21 March 2017
| THE HEARTBEAT OF WOMEN'S SPORT

The Complete Guide to Starting Trail Running

November 22, 2016
Trail Running 1

For runners who’ve had no experience of trail running but want to give it a go, this guide explains what it is, why it is so popular, how to get started and how to train for your first trail race.

Trail Running 1

What is trail running?

Trail running can be neatly described as running on any kind of off-road i.e. not on paved tarmac. Natural trail running terrain includes grassland, rolling hills, stretches of beach, woodlands and mountain trails.

Why should I start trail running?

Variety: Many runners turn to trails when they become fed up with pounding the same long stretches of road. As well as offering a new and interesting natural environment from your normal route, trail runs change spectacularly every day you run them thanks to the impact different weather and light has on the great outdoors.

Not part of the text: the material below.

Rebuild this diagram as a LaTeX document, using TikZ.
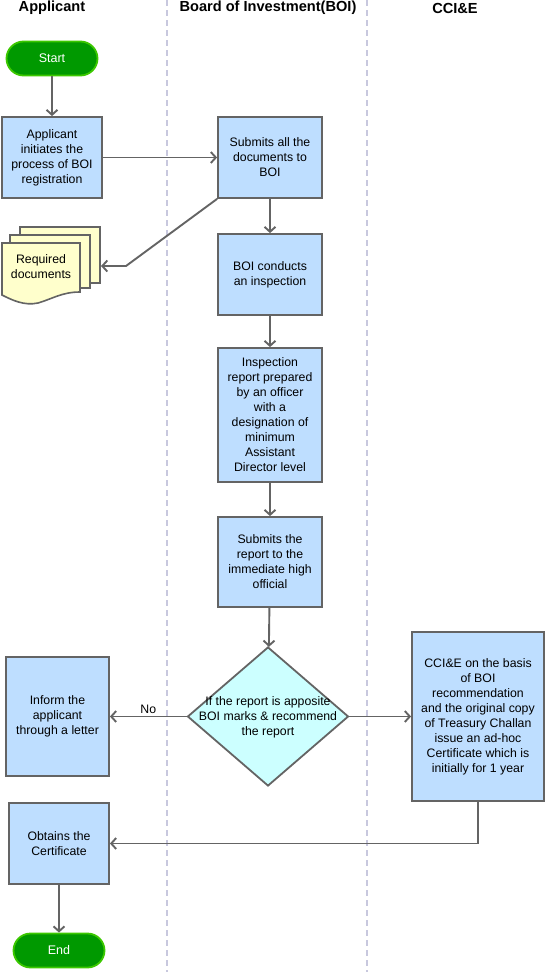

Physical improvements: Trail running provides your body with a new physical challenge, developing your core balance muscles, conditioning your inner and other thigh muscles and strengthening your feet and ankles. Your endurance and stamina will build quickly as a hilly trail run is as good as (if not better) than hill training and it comes without the monotony of hill repeats. Softer terrain means less injury through impact, resulting in stronger quadriceps, hip flexors and gluteus muscles.

Mental benefits: A survey of 4,904 runners recently revealed that 88% of trail runners find that trail running helps to combat negative emotions, with the majority finding that it helps to release ‘stress’ and ‘melancholy’. Trail running improves your mindfulness, as health psychologist Dr Eric Brymer explains “When trail running, you’re fully attuned to your natural environment – the surface is uneven and you’re not sure what is round the corner – you’re paying attention to what is going on ‘now’. Being fully present in this way means that you are automatically in a mindful state when trail running”.

Green exercise: Trail running is considered ‘green exercise’, as it takes place in a natural environment. Connecting with nature has been proven to have a whole heap of benefits, from helping your body produce more virus and tumour fighting white blood cells and giving your brain a break from overstimulation in an ever-increasing digital world, to helping you be more creative.

Trail Running 2

How do I start trail running?

  • There are a few things to be mentally prepared for before you start trail running. Firstly, trails are harder work than roads. You are likely to find that when you start you can’t cover the same distances on trails in the same times as your tarmac runs.
  • Accept that it will take time to grow your physical and mental strength for trail running. If you find a particular hill or stretch too hard, stay focused and try and avoid grinding to a complete stop. Catch yourself before you burn out and reduce your pace to a brisk walk to recover.
  • Avoid injury – you need to go slower to avoid spraining or straining yourself on the uneven ground. At first embrace a conservative pace, even if you are a confident road runner.
  • A good way to start getting used to softer and uneven terrain is to simply step off the tarmac on your usual run. If you run through parks or alongside fields, start incorporating stretches of running off the paved path. Try and include as much varied terrain as your route offers you – hills, mud, woodland, just go for it.
  • Your first ‘proper’ trail run should be a gentle one. Plan your route beforehand with a tried and tested running map app. (Strava is very popular with trail runners!)
  • When running up and down hills try to keep your pace consistent, especially if you’re heading out for a longer run. Try not to expend too much energy grinding up inclines; it’s important to keep your pace even. Same goes for downhill sections, it’s tempting to let gravity take you and fly down descents, but ease up, slow your pace and stay safe.
  • Whilst some runners prefer to run solo, there are plenty of clubs and groups you can join to find out the best local trail routes in your area. The Trailzilla website is fantastic tool for finding trails local to you.